Weather Blog

Rain, snow and... falling ''dipping dots''?

Rain, snow and... falling ''dipping dots''?
Photo of graupel in Port Angeles on Feb. 26, 2012, courtesy of Colin Bradley

Some areas saw rain Sunday while others had a honest-to-goodness snow.

Then there were those that had none of the above -- but *something* was falling from the sky.

"The snow was more like round puffy snow or as my wife called them it, 'dippin dots,' " said Pete Matsudaira of Sammamish.

Colin Bradley of Port Angeles could attest to the same. In fact, he grabbed his camera, a ruler and some spare change to help highlight the strange precipitation that sort of looked like hail, but was soft to the touch.

But it's no mystery.

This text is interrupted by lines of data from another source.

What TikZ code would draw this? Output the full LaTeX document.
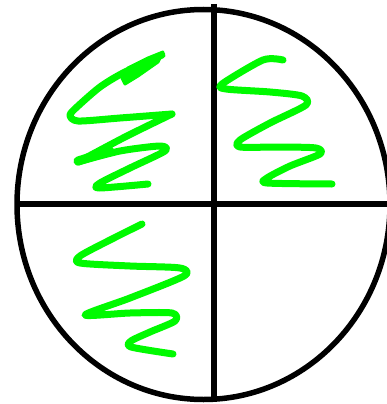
\documentclass[tikz,border=0pt]{standalone}
\definecolor{scribgreen}{RGB}{0,250,0}
\tikzset{
  outline/.style={line width=5.5pt, draw=black},
  divider/.style={line width=6pt, draw=black},
  scrib/.style={line width=7pt, draw=scribgreen, line cap=round, line join=round},
}
\begin{document}
\begin{tikzpicture}[x=1pt,y=-1pt]
\useasboundingbox (0,0) rectangle (387,404);
\fill[white] (0,0) rectangle (387,404);
\begin{scope}
\clip (0,0) rectangle (387,404);
\draw[outline] (203.5,204.5) ellipse [x radius=186.5, y radius=195];
\draw[divider] (214,4) -- (214,402);
\draw[divider] (17,204) -- (387,204);
% top-left scribble
\draw[scrib] plot[smooth, tension=0.45] coordinates {(162,55) (123,73) (100,87) (78,106) (70,115) (78,121) (120,118) (172,114)};
\draw[scrib] plot[smooth, tension=0.45] coordinates {(172,114) (125,137) (78,162)};
\draw[scrib] plot[smooth, tension=0.45] coordinates {(78,162) (120,151) (160,146) (165,151) (130,168) (100,183) (99,188) (148,184)};
\filldraw[scrib, fill=scribgreen, line width=3pt] (163,52) -- (148,58) -- (128,68) -- (122,78) -- (125,84) -- (138,76) -- (158,62) -- cycle;
\draw[scrib, line width=9pt] (78,161) -- (110,151);
% top-right scribble
\draw[scrib] plot[smooth, tension=0.45] coordinates {(283,60) (263,60) (222,84) (226,89) (270,92) (302,96) (306,105) (270,123) (240,140) (240,147) (280,147) (316,148) (320,154) (290,166) (267,178) (267,183) (332,184)};
% bottom-left scribble
\draw[scrib] plot[smooth, tension=0.45] coordinates {(142,224) (110,240) (80,256) (80,263) (130,266) (180,268) (184,276) (130,298) (85,315) (130,313) (172,313) (175,321) (150,332) (131,341) (131,347) (173,354)};
\end{scope}
\end{tikzpicture}
\end{document}
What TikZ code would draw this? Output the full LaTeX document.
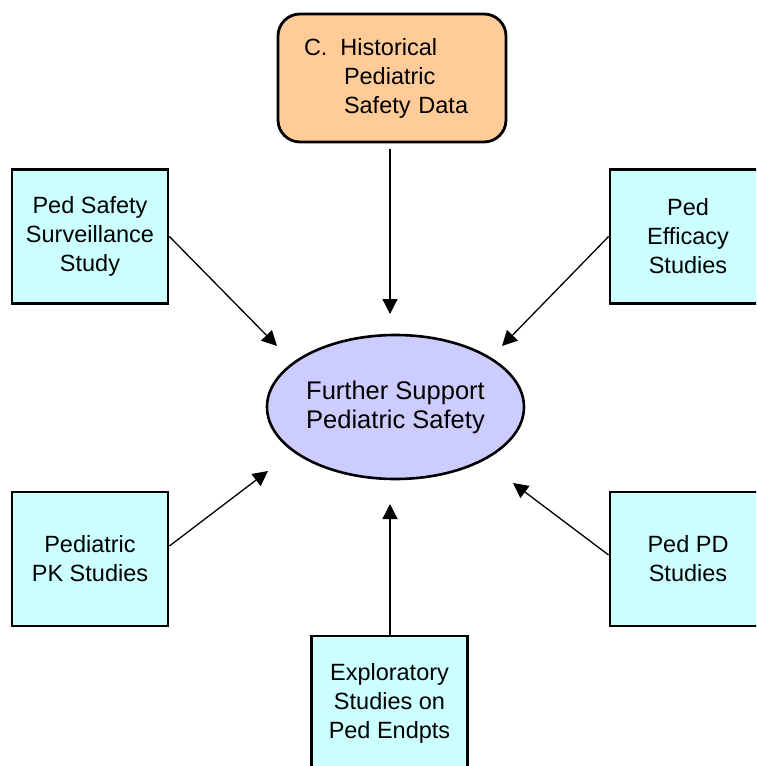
\documentclass[tikz,border=0pt]{standalone}
\usepackage{fontspec}
\setmainfont{Liberation Sans}
\usetikzlibrary{arrows.meta,shapes.geometric}

\definecolor{studyfill}{HTML}{CCFFFF}
\definecolor{histfill}{HTML}{FFCC99}
\definecolor{goalfill}{HTML}{CCCCFF}

\tikzset{
  studybox/.style={draw=black, line width=2.8pt, fill=studyfill,
    minimum width=156pt, minimum height=134pt, inner sep=0pt,
    align=center, font=\fontsize{23.5}{29}\selectfont},
  histbox/.style={draw=black, line width=2.8pt, fill=histfill,
    rounded corners=22pt, minimum width=228pt, minimum height=128pt,
    text width=176pt, inner xsep=26pt, align=left,
    font=\fontsize{23.5}{29}\selectfont},
  goal/.style={ellipse, draw=black, line width=2.6pt, fill=goalfill,
    minimum width=257pt, minimum height=144pt, inner sep=0pt,
    align=center, font=\fontsize{25.5}{29}\selectfont},
  feed/.style={line width=1.3pt, -{Triangle[length=15pt,width=15pt]}}
}

\begin{document}
\begin{tikzpicture}[x=1pt,y=-1pt]
  \clip (0,0) rectangle (756,766);
  \fill[white] (0,0) rectangle (756,766);

  % central goal
  \node[goal] (goal) at (395.5,407) {Further Support\\Pediatric Safety};

  % historical data source
  \node[histbox] (hist) at (392,78)
    {C.\hspace{13pt}Historical\\\hspace{40pt}Pediatric\\\hspace{40pt}Safety Data};

  % contributing studies
  \node[studybox] (surv) at (90,236.5) {Ped Safety\\Surveillance\\Study};
  \node[studybox] (eff)  at (688,236.5) {Ped\\Efficacy\\Studies};
  \node[studybox] (pk)   at (90,559) {Pediatric\\PK Studies};
  \node[studybox] (pd)   at (688,559) {Ped PD\\Studies};
  \node[studybox] (expl) at (389.5,703) {Exploratory\\Studies on\\Ped Endpts};

  % arrow tips, short of the ellipse
  \coordinate (tHist) at (390,314);
  \coordinate (tSurv) at (277,346);
  \coordinate (tEff)  at (502,346);
  \coordinate (tPK)   at (268,471);
  \coordinate (tPD)   at (513,483);
  \coordinate (tExpl) at (390,504);

  \draw[feed] ([yshift=-6pt]hist.south -| tHist) -- (tHist);
  \draw[feed] (surv.east) -- (tSurv);
  \draw[feed] (eff.west) -- (tEff);
  \draw[feed] ([yshift=13pt]pk.east) -- (tPK);
  \draw[feed] ([yshift=4pt]pd.west) -- (tPD);
  \draw[feed] (expl.north -| tExpl) -- (tExpl);
\end{tikzpicture}
\end{document}
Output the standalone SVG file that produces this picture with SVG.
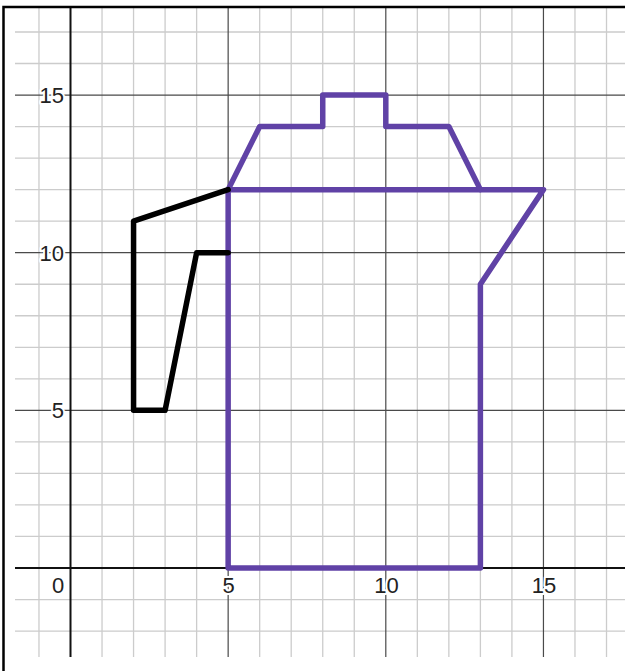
<svg xmlns="http://www.w3.org/2000/svg" width="625" height="671" viewBox="0 0 625 671">
<style>
.minor{stroke:#cccccc;stroke-width:1.3;fill:none}
.major{stroke:#4a4a4a;stroke-width:1.2;fill:none}
.axis{stroke:#111;stroke-width:2;fill:none}
.lbl{font-family:"Liberation Sans",Arial,sans-serif;font-size:22px;fill:#222;stroke:#fff;stroke-width:4;paint-order:stroke;stroke-linejoin:round}
.purple{stroke:#6042a6;stroke-width:5.5;fill:none;stroke-linejoin:round;stroke-linecap:round}
.black{stroke:#000;stroke-width:5.5;fill:none;stroke-linejoin:round;stroke-linecap:round}
</style>
<rect width="625" height="671" fill="#fff"/>
<g id="grid-minor" class="minor">
<path d="M38.97,7V657M102.03,7V657M133.56,7V657M165.09,7V657M196.62,7V657M259.68,7V657M291.21,7V657M322.74,7V657M354.27,7V657M417.33,7V657M448.86,7V657M480.39,7V657M511.92,7V657M574.98,7V657M606.51,7V657"/>
<path d="M15,631.06H625M15,599.53H625M15,536.47H625M15,504.94H625M15,473.41H625M15,441.88H625M15,378.82H625M15,347.29H625M15,315.76H625M15,284.23H625M15,221.17H625M15,189.64H625M15,158.11H625M15,126.58H625M15,63.52H625M15,31.99H625"/>
</g>
<g id="grid-major" class="major">
<path d="M228.15,7V657M385.8,7V657M543.45,7V657M15,410.35H625M15,252.7H625M15,95.05H625"/>
</g>
<g id="axes" class="axis">
<path d="M70.5,7V657M15,568H625"/>
</g>
<g id="labels" class="lbl">
<text x="64" y="102.8" text-anchor="end">15</text>
<text x="64" y="260.5" text-anchor="end">10</text>
<text x="64" y="418" text-anchor="end">5</text>
<text x="58" y="592.5" text-anchor="middle">0</text>
<text x="228.5" y="592.5" text-anchor="middle">5</text>
<text x="386.5" y="592.5" text-anchor="middle">10</text>
<text x="544" y="592.5" text-anchor="middle">15</text>
</g>
<g id="pitcher-body">
<path class="purple" d="M228.15,189.64V568H480.39V284.23L543.45,189.64Z"/>
</g>
<g id="pitcher-lid">
<path class="purple" d="M228.15,189.64L259.68,126.58H322.74V95.05H385.8V126.58H448.86L480.39,189.64"/>
</g>
<g id="pitcher-handle">
<path class="black" d="M228.15,189.64L133.56,221.17V410.35H165.09L196.62,252.7H228.15"/>
</g>
<g id="frame">
<path d="M3.5,671V7H625" stroke="#000" stroke-width="2.5" fill="none"/>
</g>
</svg>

That's just "graupel."

It's basically a soft hail stone, caused when snowflakes fall through super-cooled raindrops (as in water that's gone below 32 degrees but hasn't frozen yet) and makes this cold rain freeze to the flake, turning it into more of a snow ball... or marshmallow....or... Styrofoam pellets.

Hail forms in somewhat the same way -- only it's ice at its core that takes on new coats of water from raindrops, which then freeze into an added layer of ice.

With hail, it's the storm's updrafts that push the stone back up to high levels of the atmosphere where it refreezes, falls toward the ground where it picks up more rain drops, then encounters the updrafts that push the stone back up for another go-round of picking up water and another ice layer. The process repeats until the hail stone is heavier than the winds can support, and the stone fall to the ground. That's why large hail stones are associated with large thunderstorms -- it takes 55 mph updrafts to support golf-ball sized hail.

But graupel can accumulate and cause slick roads just like hail -- maybe even more so since the graupel is easily squished into an icy pancake when driven on.